**BRIEF**: Every line below must be reproduced exactly. Copy them all.

-------- DATA SUPPLIED

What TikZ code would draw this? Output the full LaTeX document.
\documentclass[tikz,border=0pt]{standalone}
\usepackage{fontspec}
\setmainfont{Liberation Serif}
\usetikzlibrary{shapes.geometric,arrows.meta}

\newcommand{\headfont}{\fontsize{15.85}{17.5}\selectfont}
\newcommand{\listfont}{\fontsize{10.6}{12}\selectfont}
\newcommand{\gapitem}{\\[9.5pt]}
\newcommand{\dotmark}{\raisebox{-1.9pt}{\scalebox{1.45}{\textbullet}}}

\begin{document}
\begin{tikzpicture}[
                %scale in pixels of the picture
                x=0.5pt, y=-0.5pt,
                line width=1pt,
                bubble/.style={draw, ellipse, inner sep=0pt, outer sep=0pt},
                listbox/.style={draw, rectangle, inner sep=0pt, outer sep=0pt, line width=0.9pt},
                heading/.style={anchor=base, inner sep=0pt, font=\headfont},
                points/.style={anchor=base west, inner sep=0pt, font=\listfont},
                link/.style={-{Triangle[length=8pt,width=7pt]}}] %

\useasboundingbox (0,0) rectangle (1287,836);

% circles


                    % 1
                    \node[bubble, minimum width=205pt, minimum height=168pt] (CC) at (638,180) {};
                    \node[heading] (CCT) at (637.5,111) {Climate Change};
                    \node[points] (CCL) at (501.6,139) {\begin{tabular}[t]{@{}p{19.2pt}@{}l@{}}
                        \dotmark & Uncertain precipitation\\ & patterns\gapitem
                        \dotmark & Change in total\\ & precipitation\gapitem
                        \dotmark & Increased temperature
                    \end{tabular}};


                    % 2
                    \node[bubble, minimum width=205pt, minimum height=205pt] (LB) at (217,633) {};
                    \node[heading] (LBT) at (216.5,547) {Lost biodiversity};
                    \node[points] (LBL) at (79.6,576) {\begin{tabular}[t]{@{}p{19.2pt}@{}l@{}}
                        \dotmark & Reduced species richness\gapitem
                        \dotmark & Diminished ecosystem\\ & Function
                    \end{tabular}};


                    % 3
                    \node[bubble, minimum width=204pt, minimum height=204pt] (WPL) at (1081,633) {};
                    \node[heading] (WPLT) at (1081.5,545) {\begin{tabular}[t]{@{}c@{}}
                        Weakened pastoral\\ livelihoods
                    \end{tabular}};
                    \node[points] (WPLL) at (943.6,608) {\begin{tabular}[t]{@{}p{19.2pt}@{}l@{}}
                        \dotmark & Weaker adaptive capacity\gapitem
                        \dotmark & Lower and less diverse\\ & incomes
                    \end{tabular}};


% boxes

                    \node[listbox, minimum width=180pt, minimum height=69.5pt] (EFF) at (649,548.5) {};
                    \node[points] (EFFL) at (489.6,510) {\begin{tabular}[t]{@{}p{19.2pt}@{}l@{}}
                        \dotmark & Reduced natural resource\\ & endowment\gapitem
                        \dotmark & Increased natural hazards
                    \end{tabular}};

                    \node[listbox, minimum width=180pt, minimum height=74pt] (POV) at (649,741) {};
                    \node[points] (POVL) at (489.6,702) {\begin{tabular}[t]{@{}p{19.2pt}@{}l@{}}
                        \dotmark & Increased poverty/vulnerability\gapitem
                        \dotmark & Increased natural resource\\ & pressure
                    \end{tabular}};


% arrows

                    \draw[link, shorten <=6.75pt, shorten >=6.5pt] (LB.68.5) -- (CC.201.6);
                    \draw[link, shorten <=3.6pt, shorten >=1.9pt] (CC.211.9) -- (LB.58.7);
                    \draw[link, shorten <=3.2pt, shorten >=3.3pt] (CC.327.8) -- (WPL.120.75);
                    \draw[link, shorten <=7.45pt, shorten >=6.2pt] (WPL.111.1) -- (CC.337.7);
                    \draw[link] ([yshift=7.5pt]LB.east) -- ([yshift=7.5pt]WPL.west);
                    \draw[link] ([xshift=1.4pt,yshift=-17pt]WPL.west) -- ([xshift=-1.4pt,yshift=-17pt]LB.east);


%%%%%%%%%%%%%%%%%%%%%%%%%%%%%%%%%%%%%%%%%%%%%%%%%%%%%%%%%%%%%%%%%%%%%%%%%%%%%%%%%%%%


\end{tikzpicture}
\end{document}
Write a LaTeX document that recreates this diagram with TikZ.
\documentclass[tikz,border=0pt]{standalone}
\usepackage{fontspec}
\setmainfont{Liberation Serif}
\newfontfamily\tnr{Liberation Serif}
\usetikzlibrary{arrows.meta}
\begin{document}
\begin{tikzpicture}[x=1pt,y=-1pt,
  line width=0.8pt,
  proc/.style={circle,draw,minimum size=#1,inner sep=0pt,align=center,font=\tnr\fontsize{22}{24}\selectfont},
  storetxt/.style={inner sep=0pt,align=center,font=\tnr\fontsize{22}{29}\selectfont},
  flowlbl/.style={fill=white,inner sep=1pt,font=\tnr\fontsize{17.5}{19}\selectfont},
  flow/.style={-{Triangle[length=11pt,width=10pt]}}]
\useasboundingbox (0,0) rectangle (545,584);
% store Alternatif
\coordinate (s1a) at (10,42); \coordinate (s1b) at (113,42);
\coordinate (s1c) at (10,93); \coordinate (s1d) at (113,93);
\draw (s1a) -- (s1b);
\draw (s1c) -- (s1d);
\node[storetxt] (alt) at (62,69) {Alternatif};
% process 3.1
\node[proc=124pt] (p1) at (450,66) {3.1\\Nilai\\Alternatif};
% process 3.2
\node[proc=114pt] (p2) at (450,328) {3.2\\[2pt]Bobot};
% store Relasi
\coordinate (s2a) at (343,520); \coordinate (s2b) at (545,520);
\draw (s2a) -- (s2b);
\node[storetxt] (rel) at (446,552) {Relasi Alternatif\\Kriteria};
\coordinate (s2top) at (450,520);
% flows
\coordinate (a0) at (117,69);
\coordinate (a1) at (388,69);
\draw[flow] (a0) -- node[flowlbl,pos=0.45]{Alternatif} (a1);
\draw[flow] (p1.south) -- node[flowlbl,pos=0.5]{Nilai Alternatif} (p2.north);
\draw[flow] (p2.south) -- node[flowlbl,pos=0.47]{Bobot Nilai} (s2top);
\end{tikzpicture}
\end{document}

----------------

**TASK ANSWER**:
What TikZ code would draw this? Output the full LaTeX document.
\documentclass[tikz,border=0pt]{standalone}
\usepackage{fontspec}
\setmainfont{Liberation Serif}
\usetikzlibrary{shapes.geometric,arrows.meta}

\newcommand{\headfont}{\fontsize{15.85}{17.5}\selectfont}
\newcommand{\listfont}{\fontsize{10.6}{12}\selectfont}
\newcommand{\gapitem}{\\[9.5pt]}
\newcommand{\dotmark}{\raisebox{-1.9pt}{\scalebox{1.45}{\textbullet}}}

\begin{document}
\begin{tikzpicture}[
                %scale in pixels of the picture
                x=0.5pt, y=-0.5pt,
                line width=1pt,
                bubble/.style={draw, ellipse, inner sep=0pt, outer sep=0pt},
                listbox/.style={draw, rectangle, inner sep=0pt, outer sep=0pt, line width=0.9pt},
                heading/.style={anchor=base, inner sep=0pt, font=\headfont},
                points/.style={anchor=base west, inner sep=0pt, font=\listfont},
                link/.style={-{Triangle[length=8pt,width=7pt]}}] %

\useasboundingbox (0,0) rectangle (1287,836);

% circles


                    % 1
                    \node[bubble, minimum width=205pt, minimum height=168pt] (CC) at (638,180) {};
                    \node[heading] (CCT) at (637.5,111) {Climate Change};
                    \node[points] (CCL) at (501.6,139) {\begin{tabular}[t]{@{}p{19.2pt}@{}l@{}}
                        \dotmark & Uncertain precipitation\\ & patterns\gapitem
                        \dotmark & Change in total\\ & precipitation\gapitem
                        \dotmark & Increased temperature
                    \end{tabular}};


                    % 2
                    \node[bubble, minimum width=205pt, minimum height=205pt] (LB) at (217,633) {};
                    \node[heading] (LBT) at (216.5,547) {Lost biodiversity};
                    \node[points] (LBL) at (79.6,576) {\begin{tabular}[t]{@{}p{19.2pt}@{}l@{}}
                        \dotmark & Reduced species richness\gapitem
                        \dotmark & Diminished ecosystem\\ & Function
                    \end{tabular}};


                    % 3
                    \node[bubble, minimum width=204pt, minimum height=204pt] (WPL) at (1081,633) {};
                    \node[heading] (WPLT) at (1081.5,545) {\begin{tabular}[t]{@{}c@{}}
                        Weakened pastoral\\ livelihoods
                    \end{tabular}};
                    \node[points] (WPLL) at (943.6,608) {\begin{tabular}[t]{@{}p{19.2pt}@{}l@{}}
                        \dotmark & Weaker adaptive capacity\gapitem
                        \dotmark & Lower and less diverse\\ & incomes
                    \end{tabular}};


% boxes

                    \node[listbox, minimum width=180pt, minimum height=69.5pt] (EFF) at (649,548.5) {};
                    \node[points] (EFFL) at (489.6,510) {\begin{tabular}[t]{@{}p{19.2pt}@{}l@{}}
                        \dotmark & Reduced natural resource\\ & endowment\gapitem
                        \dotmark & Increased natural hazards
                    \end{tabular}};

                    \node[listbox, minimum width=180pt, minimum height=74pt] (POV) at (649,741) {};
                    \node[points] (POVL) at (489.6,702) {\begin{tabular}[t]{@{}p{19.2pt}@{}l@{}}
                        \dotmark & Increased poverty/vulnerability\gapitem
                        \dotmark & Increased natural resource\\ & pressure
                    \end{tabular}};


% arrows

                    \draw[link, shorten <=6.75pt, shorten >=6.5pt] (LB.68.5) -- (CC.201.6);
                    \draw[link, shorten <=3.6pt, shorten >=1.9pt] (CC.211.9) -- (LB.58.7);
                    \draw[link, shorten <=3.2pt, shorten >=3.3pt] (CC.327.8) -- (WPL.120.75);
                    \draw[link, shorten <=7.45pt, shorten >=6.2pt] (WPL.111.1) -- (CC.337.7);
                    \draw[link] ([yshift=7.5pt]LB.east) -- ([yshift=7.5pt]WPL.west);
                    \draw[link] ([xshift=1.4pt,yshift=-17pt]WPL.west) -- ([xshift=-1.4pt,yshift=-17pt]LB.east);


%%%%%%%%%%%%%%%%%%%%%%%%%%%%%%%%%%%%%%%%%%%%%%%%%%%%%%%%%%%%%%%%%%%%%%%%%%%%%%%%%%%%


\end{tikzpicture}
\end{document}
Write a LaTeX document that recreates this diagram with TikZ.
\documentclass[tikz,border=0pt]{standalone}
\usepackage{fontspec}
\setmainfont{Liberation Serif}
\newfontfamily\tnr{Liberation Serif}
\usetikzlibrary{arrows.meta}
\begin{document}
\begin{tikzpicture}[x=1pt,y=-1pt,
  line width=0.8pt,
  proc/.style={circle,draw,minimum size=#1,inner sep=0pt,align=center,font=\tnr\fontsize{22}{24}\selectfont},
  storetxt/.style={inner sep=0pt,align=center,font=\tnr\fontsize{22}{29}\selectfont},
  flowlbl/.style={fill=white,inner sep=1pt,font=\tnr\fontsize{17.5}{19}\selectfont},
  flow/.style={-{Triangle[length=11pt,width=10pt]}}]
\useasboundingbox (0,0) rectangle (545,584);
% store Alternatif
\coordinate (s1a) at (10,42); \coordinate (s1b) at (113,42);
\coordinate (s1c) at (10,93); \coordinate (s1d) at (113,93);
\draw (s1a) -- (s1b);
\draw (s1c) -- (s1d);
\node[storetxt] (alt) at (62,69) {Alternatif};
% process 3.1
\node[proc=124pt] (p1) at (450,66) {3.1\\Nilai\\Alternatif};
% process 3.2
\node[proc=114pt] (p2) at (450,328) {3.2\\[2pt]Bobot};
% store Relasi
\coordinate (s2a) at (343,520); \coordinate (s2b) at (545,520);
\draw (s2a) -- (s2b);
\node[storetxt] (rel) at (446,552) {Relasi Alternatif\\Kriteria};
\coordinate (s2top) at (450,520);
% flows
\coordinate (a0) at (117,69);
\coordinate (a1) at (388,69);
\draw[flow] (a0) -- node[flowlbl,pos=0.45]{Alternatif} (a1);
\draw[flow] (p1.south) -- node[flowlbl,pos=0.5]{Nilai Alternatif} (p2.north);
\draw[flow] (p2.south) -- node[flowlbl,pos=0.47]{Bobot Nilai} (s2top);
\end{tikzpicture}
\end{document}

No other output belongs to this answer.